EDEN PRAIRIE, Minn. — On the surface, Shariff Floyd can appear menacing at 6-foot-3, 297 pounds. His ferocity on the football field led him to become a first-round draft pick by the Minnesota Vikings.
But up close, Floyd wears an easy smile. He’s soft spoken and articulate.
“I’m always calm,” Floyd said during his introductory press conference in Minnesota. “Never too high, never too low. But yes, I have to (be mean on the field). You can never play nice on the field.”
The Vikings are hoping for just that dichotomy with Floyd; tough as nails on the field, steady as a rock off the field. The contrast in personality is easy to see why the big defensive tackle, taken by Minnesota with the No. 23 pick in the draft out of Florida, took his slide in the draft in stride.
Floyd insists he’s not mad about dropping to No. 23, although many believed he was a top-5 pick before the draft. He seems to be just fine with his given situation after landing with the Vikings and isn’t out vowing to make those teams that passed on him pay the price.
“I can’t be mad at anybody,” Floyd said. “I don’t hold no grudges and everything happens for a reason and I’m glad to be here.”
Floyd said he didn’t enter the draft with the belief he was going to land somewhere in particular. He had seen the mocks, many of which had him going No. 3 to the Oakland Raiders. But he wasn’t putting any stock in the pre-draft talk.
His contact with the Vikings was limited to an interview at the Scouting Combine and a visit to Minnesota during the team’s top-30 visit where several players are at the Vikings’ facility together. Minnesota general manager Rick Spielman has said in the days after drafting Floyd, he didn’t see the Florida defensive tackle there for the Vikings in “1,000 scenarios.”
As Floyd dropped, Spielman got excited. He said there was even talk about trading up to ensure they got him. Patience ruled on draft night and was rewarded. Spielman said he talks to all of the players during the team’s top-30 about such situations.
“I said, ‘It doesn’t matter if you’re a first-rounder, where you go in the first round, if you’re a seventh-rounder. Right now, you’re just coming in and you’re just trying to help us win ballgames, establish your role,'” Spielman said. “Who’s going to say, ‘He’s a first-round pick so he gets to go to the front of the line.’ You’re going to be in the back of the line just like everybody else. So, it’s what they do once they get here, regardless of where you came or how you came, it’s how you’re going to perform when you get here. That’s what’s going to count and that’s what’s going to matter to people the most.”
The on-field production would have warranted Floyd being drafted earlier. Floyd played all over the defensive line at Florida. As a senior, he settled in at tackle and had three sacks, 13 tackles for loss, 46 total tackles, a forced fumble and two blocked kicks. He was named a first-team All-Southeastern Conference selection and a third-team All-American, the first defensive lineman at Florida to earn All-American honors since 2001.

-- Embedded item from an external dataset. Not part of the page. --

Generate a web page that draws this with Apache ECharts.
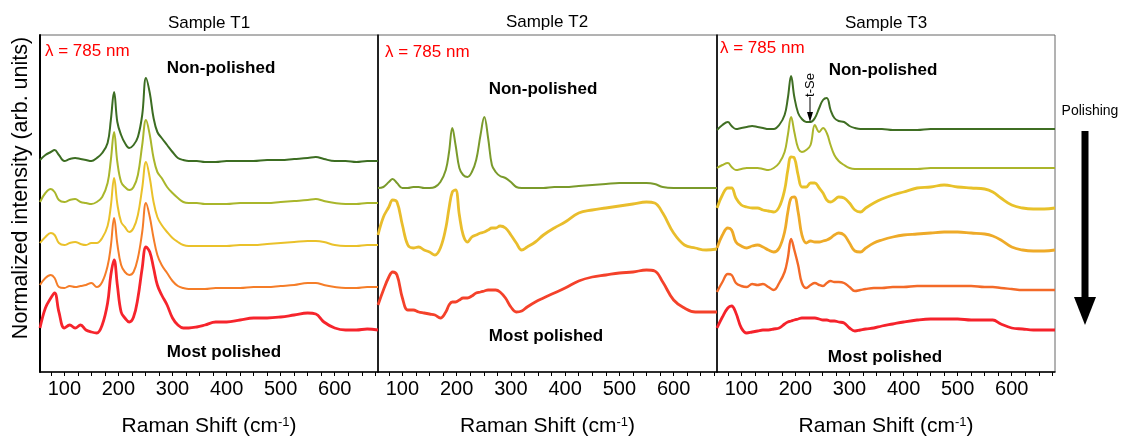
<!DOCTYPE html>
<html>
<head>
<meta charset="utf-8">
<script src="https://cdn.jsdelivr.net/npm/echarts@6/dist/echarts.min.js"></script>
<style>html,body{margin:0;padding:0;background:#fff}#c{width:1123px;height:437px}</style>
</head>
<body>
<div id="c"></div>
<script>
// Raman shift sampling (cm^-1)
const ramanShift = [55,65,75,82,90,100,110,120,130,140,150,160,170,180,186,192,198,205,212,220,228,236,244,251,258,265,272,280,290,300,310,320,330,345,360,380,400,425,450,475,500,525,550,565,580,600,620,640,660,680];
const xTickLabels = [100,200,300,400,500,600];
const xMinorTicks = [75,100,125,150,175,200,225,250,275,300,325,350,375,400,425,450,475,500,525,550,575,600,625,650,675];

// Sample T1 (offset, normalized intensity, arb. units)
const t1Step0 = [212,217,220,222,217,211,213,214,213,212,211,214,219,229,252,280,250,237,229,224,227,235,257,294,279,254,240,234,227,220,214,212,211,211,210,210,211,211,211,212,212,213,214,215,213,211,211,210,211,211];
const t1Step1 = [170,179,183,180,172,170,172,173,170,169,168,170,175,189,212,240,210,190,185,182,185,197,227,252,237,214,200,194,185,179,174,170,169,169,168,168,168,169,169,169,170,171,172,173,171,169,168,168,169,169];
const t1Step2 = [129,135,139,137,129,127,129,130,128,127,129,129,134,146,166,194,168,150,145,140,144,157,184,210,194,170,155,147,140,134,130,127,126,126,126,126,126,127,127,128,129,130,131,131,130,127,126,126,127,127];
const t1Step3 = [87,94,97,94,85,84,86,85,86,87,89,85,90,106,126,154,128,107,100,97,100,114,140,169,155,134,117,107,99,91,86,84,83,83,83,84,84,84,85,85,86,87,89,89,87,85,84,84,85,85];
const t1Step4 = [44,64,74,79,60,44,47,44,47,42,40,39,47,69,97,112,87,60,54,50,55,74,104,125,120,104,87,77,67,54,47,44,44,45,47,50,50,52,54,54,55,57,59,58,50,44,42,42,43,42];

// Sample T2
const t2Step0 = [184,185,190,193,189,184,184,185,185,184,184,185,190,202,220,244,227,204,197,195,200,212,237,255,234,207,200,196,194,190,185,184,184,184,184,185,185,186,187,188,189,189,189,188,185,184,184,184,184,184];
const t2Step1 = [137,155,165,172,170,147,127,124,125,122,120,117,124,144,164,180,182,157,137,130,135,137,139,140,142,144,144,146,144,137,129,122,125,130,137,144,150,159,162,164,166,168,170,169,159,139,127,124,122,123];
const t2Step2 = [67,82,95,100,97,74,62,62,60,59,58,57,54,60,67,70,70,72,74,74,76,79,80,81,82,82,82,80,74,65,60,61,65,70,74,79,84,91,95,97,99,100,102,101,90,72,64,60,60,60];

// Sample T3
const t3Step0 = [242,247,250,246,243,244,245,246,245,244,243,243,247,257,274,296,275,259,253,250,250,254,264,272,274,262,254,251,250,246,244,243,243,243,243,242,242,242,243,243,243,243,243,243,243,243,243,243,243,243];
const t3Step1 = [204,207,209,205,202,203,204,204,204,203,202,204,209,220,237,255,240,224,220,222,227,247,240,244,239,227,217,211,207,204,203,203,203,203,203,203,203,203,204,204,204,204,204,204,204,204,204,204,204,204];
const t3Step2 = [164,177,184,184,174,167,165,164,164,162,161,160,165,182,202,215,214,197,185,185,189,189,184,179,172,170,172,175,174,169,162,160,164,169,173,177,180,184,185,187,185,184,183,180,174,167,164,163,163,164];
const t3Step3 = [124,137,144,142,130,126,124,126,127,125,122,120,124,140,160,174,175,160,137,129,131,130,130,131,132,134,137,139,137,129,121,120,124,129,132,135,137,138,139,140,140,139,138,136,132,125,122,121,121,122];
const t3Step4 = [80,90,98,97,89,86,85,88,87,88,85,82,89,100,114,133,122,107,89,84,87,89,87,86,89,91,90,90,89,85,81,82,83,84,84,85,85,86,86,86,86,86,85,85,84,83,82,82,82,82];
const t3Step5 = [44,55,64,66,59,44,39,40,41,42,42,43,44,48,50,51,52,53,54,54,54,54,53,52,52,51,51,50,49,44,41,42,43,44,46,48,50,52,53,53,53,52,52,52,48,44,43,42,42,42];

const panelTitles = ['Sample T1','Sample T2','Sample T3'];

const FONT = '"Liberation Sans", Arial, Helvetica, sans-serif';
const panels = [
  {left:40, width:338},
  {left:378, width:339},
  {left:717, width:338}
];
const seriesDefs = [
  {p:0, d:t1Step0, c:'#3c6d22', w:2.0},
  {p:0, d:t1Step1, c:'#a9b62b', w:2.0},
  {p:0, d:t1Step2, c:'#eac12a', w:2.0},
  {p:0, d:t1Step3, c:'#f57d28', w:2.0},
  {p:0, d:t1Step4, c:'#f6242c', w:2.8},
  {p:1, d:t2Step0, c:'#7a9a2b', w:2.0},
  {p:1, d:t2Step1, c:'#e9bd2c', w:2.8},
  {p:1, d:t2Step2, c:'#f4412a', w:2.8},
  {p:2, d:t3Step0, c:'#3f6e23', w:2.0},
  {p:2, d:t3Step1, c:'#abb52b', w:2.0},
  {p:2, d:t3Step2, c:'#e8c12a', w:2.8},
  {p:2, d:t3Step3, c:'#eeaa28', w:2.8},
  {p:2, d:t3Step4, c:'#f36a28', w:2.4},
  {p:2, d:t3Step5, c:'#f5222b', w:2.8}
];

function txt(x, y, text, opts) {
  opts = opts || {};
  return {
    type: 'text', x: x, y: y, rotation: opts.rot || 0, z: 100,
    style: {
      text: text, fill: opts.fill || '#000',
      font: (opts.bold ? 'bold ' : '') + (opts.size || 17) + 'px ' + FONT,
      align: opts.align || 'center', textAlign: opts.align || 'center',
      verticalAlign: 'middle', textVerticalAlign: 'middle'
    }
  };
}

const graphics = [
  txt(209, 23, panelTitles[0]),
  txt(547, 22, panelTitles[1]),
  txt(886, 23, panelTitles[2]),
  txt(45, 51, 'λ = 785 nm', {align:'left', fill:'#ff0000'}),
  txt(385, 52, 'λ = 785 nm', {align:'left', fill:'#ff0000'}),
  txt(720, 48, 'λ = 785 nm', {align:'left', fill:'#ff0000'}),
  txt(221, 68, 'Non-polished', {bold:true}),
  txt(543, 89, 'Non-polished', {bold:true}),
  txt(883, 70, 'Non-polished', {bold:true}),
  txt(224, 352, 'Most polished', {bold:true}),
  txt(546, 336, 'Most polished', {bold:true}),
  txt(885, 357, 'Most polished', {bold:true}),
  txt(21, 188, 'Normalized intensity (arb. units)', {size:21.5, rot:Math.PI/2}),
  txt(810, 85, 't-Se', {size:13, rot:Math.PI/2}),
  {type:'line', z:100, shape:{x1:810, y1:97, x2:810, y2:113}, style:{stroke:'#000', lineWidth:1}},
  {type:'polygon', z:100, shape:{points:[[807,112],[813,112],[810,122]]}, style:{fill:'#000'}},
  txt(1090, 111, 'Polishing', {size:14}),
  {type:'rect', z:100, shape:{x:1081.5, y:131, width:7, height:168}, style:{fill:'#000'}},
  {type:'polygon', z:100, shape:{points:[[1074,297],[1096,297],[1085,325]]}, style:{fill:'#000'}}
];

const option = {
  animation: false,
  backgroundColor: '#fff',
  grid: panels.map(p => ({left:p.left, top:35, width:p.width, height:337, containLabel:false, outerBoundsMode:'none', show:true, borderColor:'#666', borderWidth:1, backgroundColor:'rgba(0,0,0,0)'})),
  xAxis: panels.map((p, i) => ({
    gridIndex: i, type: 'value', min: 55, max: 680,
    axisLine: {show:true, onZero:false, lineStyle:{color:'#000', width:1.5}},
    axisTick: {show:true, customValues:xMinorTicks, length:4, lineStyle:{color:'#000', width:1}},
    axisLabel: {customValues:xTickLabels, fontSize:20, color:'#000', margin:7, fontFamily:FONT},
    splitLine: {show:false},
    name: '{a|Raman Shift (cm}{b|-1}{a|)}',
    nameLocation: 'middle', nameGap: 44,
    nameTextStyle: {fontSize:21, fontFamily:FONT, color:'#000',
      rich: {a:{fontSize:21, fontFamily:FONT, color:'#000'}, b:{fontSize:13, fontFamily:FONT, color:'#000', verticalAlign:'top'}}}
  })),
  yAxis: panels.map((p, i) => ({
    gridIndex: i, type: 'value', min: 0, max: 337,
    axisLine: {show:true, onZero:false, lineStyle:{color:'#000', width: i === 0 ? 2 : 1.5}},
    axisTick: {show:false}, axisLabel: {show:false}, splitLine: {show:false}
  })),
  series: seriesDefs.map(s => ({
    type: 'line', xAxisIndex: s.p, yAxisIndex: s.p,
    data: ramanShift.map((x, k) => [x, s.d[k]]),
    showSymbol: false, smooth: 0.4, silent: true,
    lineStyle: {color: s.c, width: s.w}
  })),
  graphic: graphics
};

const chart = echarts.init(document.getElementById('c'), null, {renderer:'canvas'});
chart.setOption(option);
</script>
</body>
</html>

Floyd is the likely successor to Kevin Williams along the defensive line for the Vikings, a move that would come next year with Williams’ contract expiring. In his rookie season, Floyd will try to make an impact rotating in, though he said he can help anywhere along the line. Minnesota coach Leslie Frazier doesn’t believe moving around has stunted Floyd’s development.
“We see it as a positive because we do some things on third down where we move guys around a little bit,” Frazier said. “And we like his versatility, the fact that he’s played multiple positions on the defensive line. So we see it as a plus. On the other side of that, maybe the fact that he didn’t just root at one position could have slowed down a little bit, but not so much for us. We like the fact that he’s played multiple positions.
Floyd said he’s most comfortable as a three-technique tackle, where Williams has been a longtime standout. Floyd said he stayed slimmed down at Florida, because the team liked to play fast. Yet, he said he could bulk up to 330 pounds and help at nose tackle if the Vikings needed him there.
“I’ve played at 330 at the All-American game, where I still had two sacks as a three-technique,” Floyd said. “It’s up to them. I’m flexible. I’m willing to do whatever they need as long as I don’t mess up this great figure.”
The jokes seem to come easy for the affable Floyd. On his first day in Minnesota after being drafted, he met with former Vikings’ defensive tackle Pat Williams, who himself was fun-loving but also fiery when he needed to be.
“Just make the game your own and do what you got to do and do it the right way,” Floyd said of what Williams told him. “You have a bunch of people around you that love the Minnesota Vikings and love being here so take advantage of everything you have in front of you.”